Getting Rid of the Mortgage Tax Deduction: Much Ado About Nothing
Obama’s new commission on reducing the debt, The National Commission on Fiscal Responsibility and Reform, have voted not to send thier proposals to Congress. The bipartisan committee has put together a proposal to save $4 trillion over 10 years, but only 11 out of the 18 members voted to pass it through. The proposal would have been presented to Congress had 14 of the members were to approve. The Report was released at the first of December and is only 66 pages.
The plan called for elimination several tax deductions, cutting social security (or raising the age), raising gas tax (15%), cutting Medicare by $400 billion and discretionary spending by over $1.6 trillion by 2020. Among the tax deductions to go is the mortgage interest deduction, which allows homeowners to deduct their interest payments on their mortgage from their taxable income. The proposal is to turn it into a tax credit with a cap on eligible mortgages at $500,000 and eliminating tax benefits for home equity loans and second homes
NAR, the National Association of Realtors, has responded to this proposal saying that the interest deduction is fundamental to the stability of the already ailing housing market. However, proponents of this say that lower income homeowners and the government will be able to save tons of money over time.
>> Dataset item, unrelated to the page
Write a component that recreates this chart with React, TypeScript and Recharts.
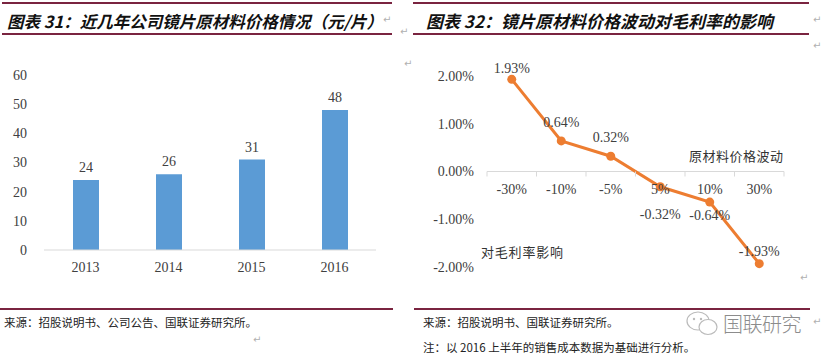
import React from 'react';
import {
  BarChart,
  Bar,
  XAxis,
  YAxis,
  LabelList,
  LineChart,
  Line,
  ReferenceLine,
} from 'recharts';

// chart 31: lens raw material price (yuan / piece)
const years = ['2013', '2014', '2015', '2016'];
const prices = [24, 26, 31, 48];
const priceTicks = [0, 10, 20, 30, 40, 50, 60];

// chart 32: raw material price change -> gross margin impact (%)
const priceChanges = ['-30%', '-10%', '-5%', '5%', '10%', '30%'];
const marginImpact = [1.93, 0.64, 0.32, -0.32, -0.64, -1.93];
const impactTicks = [-2, -1, 0, 1, 2];

const barData = years.map((year, i) => ({ year, price: prices[i] }));
const lineData = priceChanges.map((change, i) => ({ change, impact: marginImpact[i] }));

const NUM_FONT = '"Liberation Serif", "Times New Roman", serif';
const CJK_FONT = '"Noto Sans CJK SC", "Noto Sans", sans-serif';
const RULE = '#7a2440';
const AXIS = '#d9d9d9';
const TEXT = '#404040';

// line chart layout
const LINE_W = 400;
const LINE_H = 300;
const LINE_MARGIN = { top: 76, right: 30, bottom: 3, left: 0 };
const LINE_YAXIS_W = 73;
const LINE_XAXIS_H = 30;
const PLOT_W = LINE_W - LINE_MARGIN.left - LINE_MARGIN.right - LINE_YAXIS_W;
const PLOT_H = LINE_H - LINE_MARGIN.top - LINE_MARGIN.bottom - LINE_XAXIS_H;
const BAND = PLOT_W / priceChanges.length;

// label placement relative to each point (style only)
const labelDy = [-11, -19, -19, 27, 13, -13];

const ChangeTick = (props: any) => {
  const { x, y, payload, index } = props;
  // x axis sits on the zero line, halfway up the symmetric domain
  const zeroY = y - PLOT_H / 2;
  const left = x - BAND / 2;
  return (
    <g>
      <line x1={left} x2={left} y1={zeroY} y2={zeroY + 5} stroke={AXIS} />
      {index === priceChanges.length - 1 && (
        <line x1={x + BAND / 2} x2={x + BAND / 2} y1={zeroY} y2={zeroY + 5} stroke={AXIS} />
      )}
      <text x={x} y={zeroY + 22} textAnchor="middle" fill={TEXT} fontSize={14} fontFamily={NUM_FONT}>
        {payload.value}
      </text>
    </g>
  );
};

const ImpactLabel = (props: any) => {
  const { x, y, value, index } = props;
  return (
    <text
      x={x}
      y={y + labelDy[index]}
      dy="0.35em"
      textAnchor="middle"
      fill={TEXT}
      fontSize={14}
      fontFamily={NUM_FONT}
    >
      {value.toFixed(2)}%
    </text>
  );
};

const Mark = ({ x, y }: { x: number; y: number }) => (
  <span style={{ position: 'absolute', left: x, top: y, fontSize: 10, color: '#b0b0b0', fontFamily: 'DejaVu Sans' }}>
    ↵
  </span>
);

const Rule = ({ x, y, w }: { x: number; y: number; w: number }) => (
  <div style={{ position: 'absolute', left: x, top: y, width: w, height: 2, background: RULE }} />
);

const titleStyle: React.CSSProperties = {
  position: 'absolute',
  top: 9,
  fontFamily: CJK_FONT,
  fontWeight: 700,
  fontStyle: 'italic',
  fontSize: 16.5,
  lineHeight: '24px',
  color: '#111',
  whiteSpace: 'nowrap',
};

const noteStyle: React.CSSProperties = {
  position: 'absolute',
  fontFamily: CJK_FONT,
  fontSize: 11.5,
  lineHeight: '16px',
  color: '#222',
  whiteSpace: 'nowrap',
};

export default function App() {
  return (
    <div
      style={{
        position: 'absolute',
        left: 0,
        top: 0,
        width: 827,
        height: 364,
        background: '#fff',
        overflow: 'hidden',
      }}
    >
      {/* headers */}
      <Rule x={2} y={2} w={390} />
      <Rule x={2} y={33} w={390} />
      <div style={{ ...titleStyle, left: 7 }}>图表 31：近几年公司镜片原材料价格情况（元/片）</div>
      <Rule x={413} y={2} w={396} />
      <Rule x={413} y={33} w={396} />
      <div style={{ ...titleStyle, left: 426, fontSize: 17 }}>图表 32：镜片原材料价格波动对毛利率的影响</div>
      <Mark x={383} y={14} />
      <Mark x={400} y={26} />
      <Mark x={813} y={14} />
      <Mark x={813} y={40} />

      {/* chart 31 */}
      <div style={{ position: 'absolute', left: 0, top: 0 }}>
        <BarChart
          width={400}
          height={300}
          data={barData}
          margin={{ top: 75, right: 24, bottom: 20, left: 0 }}
        >
          <XAxis
            dataKey="year"
            height={30}
            axisLine={{ stroke: AXIS }}
            tickLine={false}
            tickSize={0}
            tickMargin={12}
            tick={{ fill: TEXT, fontSize: 14, fontFamily: NUM_FONT }}
          />
          <YAxis
            width={44}
            domain={[0, 60]}
            ticks={priceTicks}
            axisLine={false}
            tickLine={false}
            tickSize={0}
            tickMargin={17}
            tick={{ fill: TEXT, fontSize: 14, fontFamily: NUM_FONT }}
          />
          <Bar dataKey="price" fill="#5b9bd5" barSize={26} isAnimationActive={false}>
            <LabelList
              dataKey="price"
              position="top"
              offset={8}
              fill={TEXT}
              fontSize={14}
              fontFamily={NUM_FONT}
            />
          </Bar>
        </BarChart>
      </div>

      {/* chart 32 */}
      <div style={{ position: 'absolute', left: 414, top: 0 }}>
        <LineChart width={LINE_W} height={LINE_H} data={lineData} margin={LINE_MARGIN}>
          <XAxis
            dataKey="change"
            height={LINE_XAXIS_H}
            padding={{ left: BAND / 2, right: BAND / 2 }}
            axisLine={false}
            tickLine={false}
            tickSize={0}
            tickMargin={0}
            tick={<ChangeTick />}
            interval={0}
          />
          <YAxis
            width={LINE_YAXIS_W}
            domain={[-2, 2]}
            ticks={impactTicks}
            axisLine={false}
            tickLine={false}
            tickSize={0}
            tickMargin={13}
            tickFormatter={(v: number) => `${v.toFixed(2)}%`}
            tick={{ fill: TEXT, fontSize: 14, fontFamily: NUM_FONT }}
          />
          <ReferenceLine y={0} stroke={AXIS} strokeWidth={1} />
          <Line
            dataKey="impact"
            stroke="#ed7d31"
            strokeWidth={3}
            dot={{ r: 4.5, fill: '#ed7d31', stroke: 'none' }}
            isAnimationActive={false}
          >
            <LabelList dataKey="impact" content={<ImpactLabel />} />
          </Line>
        </LineChart>
      </div>
      <div style={{ ...noteStyle, left: 689, top: 148, fontSize: 13, letterSpacing: 0.5, color: '#333' }}>
        原材料价格波动
      </div>
      <div style={{ ...noteStyle, left: 481, top: 244, fontSize: 13, letterSpacing: 0.8, color: '#333' }}>
        对毛利率影响
      </div>
      <Mark x={404} y={58} />
      <Mark x={800} y={272} />

      {/* footers */}
      <Rule x={0} y={308} w={393} />
      <Rule x={414} y={308} w={396} />
      <div style={{ ...noteStyle, left: 4, top: 314 }}>来源：招股说明书、公司公告、国联证券研究所。</div>
      <div style={{ ...noteStyle, left: 423, top: 314 }}>来源：招股说明书、国联证券研究所。</div>
      <div style={{ ...noteStyle, left: 423, top: 339 }}>注：以 2016 上半年的销售成本数据为基础进行分析。</div>
      <Mark x={253} y={334} />
      <Mark x={813} y={316} />

      {/* watermark */}
      <svg style={{ position: 'absolute', left: 685, top: 310 }} width={36} height={28}>
        <ellipse cx={13} cy={11} rx={11} ry={9} fill="none" stroke="#bbb" strokeWidth={1.2} />
        <ellipse cx={23} cy={17} rx={9} ry={7.5} fill="#fff" stroke="#bbb" strokeWidth={1.2} />
        <circle cx={9} cy={9} r={1.2} fill="#bbb" />
        <circle cx={16} cy={9} r={1.2} fill="#bbb" />
      </svg>
      <div
        style={{
          position: 'absolute',
          left: 723,
          top: 309,
          fontFamily: CJK_FONT,
          fontWeight: 300,
          fontSize: 20,
          letterSpacing: -0.5,
          color: '#8c8c8c',
          whiteSpace: 'nowrap',
        }}
      >
        国联研究
      </div>
    </div>
  );
}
Currently, if individual taxpayers itemize their deductions they can deduct their interest payment on mortgages of up to $1MM for their first and second home as well as for their home equity loans up to $100,000. Most people who itemize their taxes tend to be wealthier people while most in the lower middle and lower will go with the standard deduction. With the Bush tax cuts for the wealthy on the chopping board, understandibly the wealthy can be seen as targeted, but like it or not, the middle class can use all the help it can get right now. By converting the mortgage interest deduction to a tax nonrefundable 12% tax credit, everyone would be able to take advantage of this savings (you dont have to itemize as you would to receive your deduction). Also, cutting the mortgage interest to $500,000 instead of $1MM could leave some richer people with a larger tax bill.
Still, like it or not, the mortgage interest deduction has not been paramount in people making the decision to buy a home, so demand would not be directly affected. US wide last quarter shows a 2% drop in home prices. In San Diego, home prices grew from last month however volume was way down which indicates a future market downturn. If the deduction were to turn into a credit it would surely affect higher priced houses more than lower priced house. In San Diego, 75% of the volume we are experiencing are for homes under $500,000, so the more expensive homes would be devalued even more so than they already are from lack of demand but this may be good news for the majority of home values.
Anyway, this is all much ado about nothing because its not going to pass anytime soon, not while Republicans have the house anyway. Even if it did pass, I do not think there is much to worry about, buy within your means and get educated on your tax breaks and benefits from homeownership. Know what you are getting yourself into.